Are you afraid to succeed?

Published on: 
02/05/2007
Published on 2/5/07

I ended a recent column on success in 2007 by suggesting that you should be certain that you want to succeed.

During the holidays, I participated in a fascinating e-mail exchange with members of an online listserv for sole practitioners. The exchange concerned quality of life, and in it a surprising number of lawyers expressed real reluctance about successfully marketing their practices and getting more business.

Some of these lawyers said they barely had enough time now to meet their professional and personal obligations and that new business would put them further behind.

Others feared that new business would rob them of the flexibility to pursue a schedule and pace that they control and prize as solos.

These lawyers all believed that setting limits on how much they could do and wanted to do was the best way to conduct their practices.

My response was simply: why? Why can't you accept every good client and good matter that walks through your door?

If you're so successful that more people come to you than you expect or want, you can take one of two new paths: either raise your fee and earn more revenue per client and thus more revenue for less or the same effort, or hire another lawyer/paralegal to expand your firm.

If you don't want to grow your firm, then you face other challenges: You will always be an hourly worker - and you must hope you stay healthy because when (not if) you get sick, your revenue ceases.

This is not just a lifestyle issue of "balance" (if there is such a thing, which I don't believe). It is a serious economic issue for you and your family.

I suspect that many lawyers who fear success would benefit from working with a coach, who can discuss and explore problems and provide a resource to resolve them.

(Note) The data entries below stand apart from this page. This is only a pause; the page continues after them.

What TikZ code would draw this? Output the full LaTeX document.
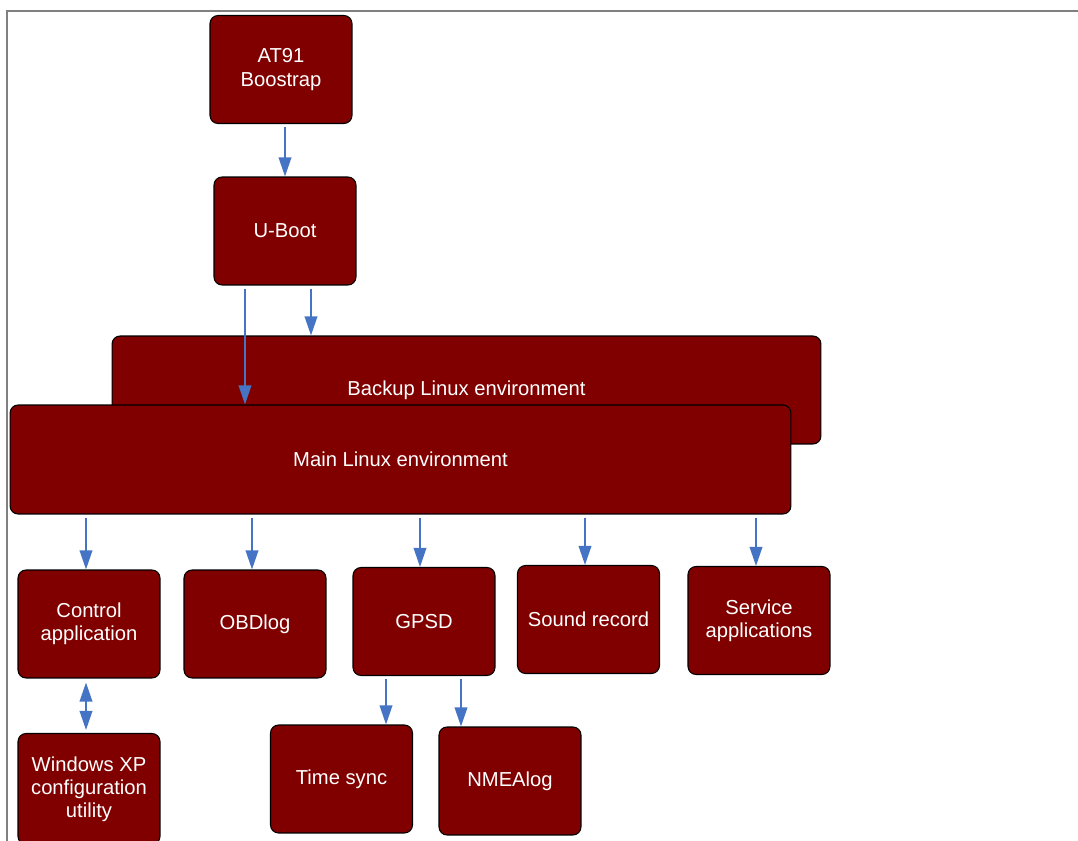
\documentclass[tikz,border=0pt]{standalone}
\usepackage{fontspec}
\setmainfont{Liberation Sans}
\usetikzlibrary{arrows.meta}
\definecolor{boxred}{RGB}{128,0,0}
\definecolor{arrblue}{RGB}{70,116,196}
\tikzset{blk/.style={draw=black, fill=boxred, text=white, rounded corners=0.16cm,
  minimum width=2.84cm, minimum height=2.16cm, align=center, line width=0.6pt,
  font=\fontsize{11.5}{13.2}\selectfont}}
\tikzset{arr/.style={draw=arrblue, line width=1.1pt, shorten <=0.06cm,
  -{Triangle[length=0.38cm,width=0.25cm]}}}
\tikzset{dblarr/.style={draw=arrblue, line width=1.1pt, shorten <=0.08cm, shorten >=0.06cm,
  {Triangle[length=0.38cm,width=0.25cm]}-{Triangle[length=0.38cm,width=0.25cm]}}}

\begin{document}
\begin{tikzpicture}[x=0.02cm, y=-0.02cm]
\useasboundingbox (0,0) rectangle (1078,841);
\draw[gray, line width=1.3pt] (1078,11) -- (7,11) -- (7,841);
% boot chain
\node (at91) at (281,69.5) [blk] {AT91\\Boostrap};
\node (uboot) at (285,231) [blk] {U-Boot};
\node (backup) at (466.5,390) [blk, minimum width=14.18cm] {Backup Linux environment};
\node (main) at (400.5,459.5) [blk, minimum width=15.62cm, minimum height=2.18cm] {Main Linux environment};
% applications
\node (ctrl) at (89,624) [blk] {Control\\application};
\node (obd) at (255,624) [blk] {OBDlog};
\node (gpsd) at (424,621.5) [blk] {GPSD};
\node (sound) at (588.5,619.5) [blk] {Sound record};
\node (service) at (759,620.5) [blk] {Service\\applications};
\node (winxp) at (89,789) [blk, minimum height=2.22cm] {Windows XP\\configuration\\utility};
\node (tsync) at (341.5,779) [blk] {Time sync};
\node (nmea) at (510,781) [blk] {NMEAlog};
% connectors
\draw[arr] (at91.south -| uboot) -- (uboot.north);
\draw[arr] (uboot.south -| 311,0) -- (backup.north -| 311,0);
\draw[arr] (uboot.south -| 245,0) -- (main.north -| 245,0);
\draw[arr] (main.south -| 86,0) -- (ctrl.north -| 86,0);
\draw[arr] (main.south -| 252,0) -- (obd.north -| 252,0);
\draw[arr] (main.south -| 420,0) -- (gpsd.north -| 420,0);
\draw[arr] (main.south -| 585,0) -- (sound.north -| 585,0);
\draw[arr] (main.south -| 756,0) -- (service.north -| 756,0);
\draw[dblarr] (ctrl.south -| 86,0) -- (winxp.north -| 86,0);
\draw[arr] (gpsd.south -| 386,0) -- (tsync.north -| 386,0);
\draw[arr] (gpsd.south -| 461,0) -- (nmea.north -| 461,0);
\end{tikzpicture}
\end{document}
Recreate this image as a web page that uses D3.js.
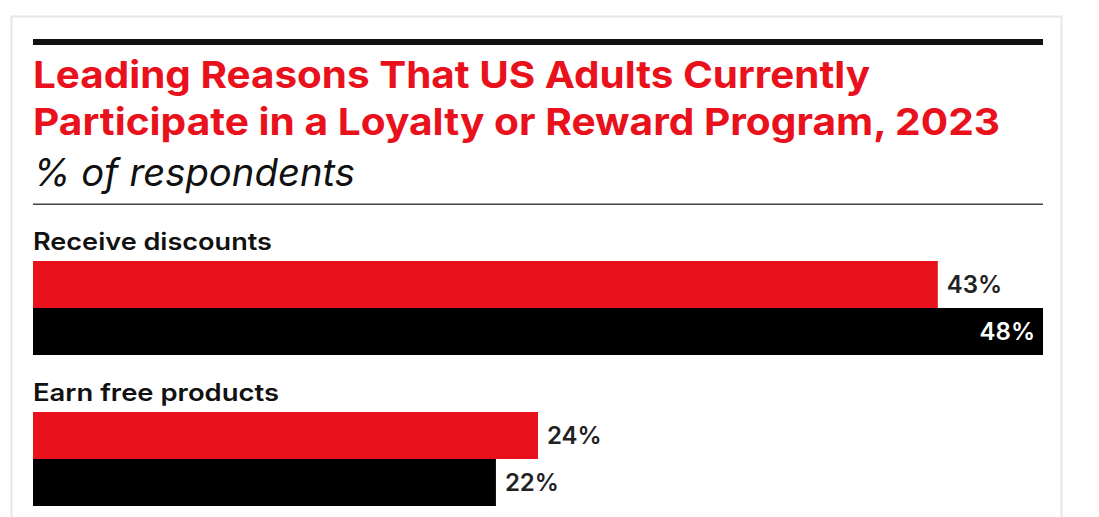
<!DOCTYPE html>
<html>
<head>
<meta charset="utf-8">
<script src="https://cdn.jsdelivr.net/npm/d3@7"></script>
<style>
  html, body { margin: 0; padding: 0; background: #fff; }
  svg { display: block; }
</style>
</head>
<body>
<svg id="chart" width="1099" height="517"></svg>
<script>
const titleLines = ["Leading Reasons That US Adults Currently", "Participate in a Loyalty or Reward Program, 2023"];
const subtitle = "% of respondents";
const categories = ["Receive discounts", "Earn free products"];
const seriesNames = ["series1", "series2"];
const series1 = [43, 24];
const series2 = [48, 22];
const xMax = 48;

const colors = { series1: "#e8111c", series2: "#000000" };

const svg = d3.select("#chart");
const left = 33, right = 1043;
const font = "Inter, 'Liberation Sans', Arial, sans-serif";

// layout widths of text blocks (styling, fitted to the reference)
const titleWidths = [837, 967];
const subtitleWidth = 322;
const catLabelWidths = [239, 246];

// card
svg.append("rect").attr("x", 11.5).attr("y", 16.5).attr("width", 1050).attr("height", 600)
  .attr("fill", "#fff").attr("stroke", "#e6e6e6").attr("stroke-width", 2);

// top thick rule
svg.append("rect").attr("x", left).attr("y", 39).attr("width", right - left).attr("height", 6).attr("fill", "#111");

// title
titleLines.forEach((t, i) => {
  svg.append("text").attr("x", left).attr("y", 88 + i * 47)
    .attr("font-family", font).attr("font-weight", 700).attr("font-size", 37.5)
    .attr("fill", "#e8111c")
    .attr("textLength", titleWidths[i]).attr("lengthAdjust", "spacingAndGlyphs")
    .text(t);
});

// subtitle
svg.append("text").attr("x", left).attr("y", 186).attr("font-family", font)
  .attr("font-style", "italic").attr("font-weight", 400).attr("font-size", 37.5)
  .attr("fill", "#111")
  .attr("textLength", subtitleWidth).attr("lengthAdjust", "spacingAndGlyphs")
  .text(subtitle);

// thin rule
svg.append("rect").attr("x", left).attr("y", 203.5).attr("width", right - left).attr("height", 1.5).attr("fill", "#444");

// scales
const x = d3.scaleLinear().domain([0, xMax]).range([left, right]);
const pad = 57 / 151;
const y0 = d3.scaleBand().domain(categories).range([261, 261 + 151 * (2 - pad)])
  .paddingInner(pad).paddingOuter(0).align(0);
const y1 = d3.scaleBand().domain(seriesNames).range([0, y0.bandwidth()]).padding(0);

const data = categories.map((c, i) => ({
  cat: c, idx: i,
  vals: [{ s: "series1", v: series1[i] }, { s: "series2", v: series2[i] }]
}));

const g = svg.selectAll("g.group").data(data).join("g").attr("class", "group")
  .attr("transform", d => `translate(0,${y0(d.cat)})`);

g.append("text").attr("x", left).attr("y", -11).attr("font-family", font)
  .attr("font-weight", 600).attr("font-size", 24).attr("fill", "#111")
  .attr("textLength", d => catLabelWidths[d.idx]).attr("lengthAdjust", "spacingAndGlyphs")
  .text(d => d.cat);

const bars = g.selectAll("g.bar").data(d => d.vals).join("g").attr("class", "bar");
bars.append("rect")
  .attr("x", x(0))
  .attr("y", d => y1(d.s))
  .attr("width", d => x(d.v) - x(0))
  .attr("height", y1.bandwidth())
  .attr("fill", d => colors[d.s]);

bars.append("text")
  .attr("font-family", font).attr("font-weight", 600).attr("font-size", 24)
  .attr("y", d => y1(d.s) + y1.bandwidth() / 2)
  .attr("dy", "0.36em")
  .each(function(d) {
    const inside = x(d.v) + 66 > right;
    d3.select(this)
      .attr("x", inside ? x(d.v) - 8 : x(d.v) + 9)
      .attr("text-anchor", inside ? "end" : "start")
      .attr("fill", inside ? "#fff" : "#222");
  })
  .text(d => d.v + "%");
</script>
</body>
</html>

Consider these two examples from my own coaching experience:

  • A young family-law sole practitioner was trying to do a good job for his clients while at the same time trying to attract more business, making for 16-hour days that left him exhausted. I suggested that he first focus his efforts with a strategic plan that defined his revenue and net income goals and the types of clients and matters that would support them. Second, I advised hiring an assistant who could handle administrative chores and allow the lawyer to do the work only he could do - serving existing clients and marketing to new ones.

  • An attorney told me he was stressed because he had so much business that he was worried about inadvertently failing to do something essential for a client. We discussed his procedures for dealing with open files, and I recommended that he use a project management system that would keep track of the details. In just a week, the attorney reported that the system worked so well that he had his best night's sleep in months.

Many lawyers who fear that success requires too much of them can quell their fears with help from a coach, who can show them how to leverage their own wisdom and unique abilities to succeed beyond what they ever thought possible.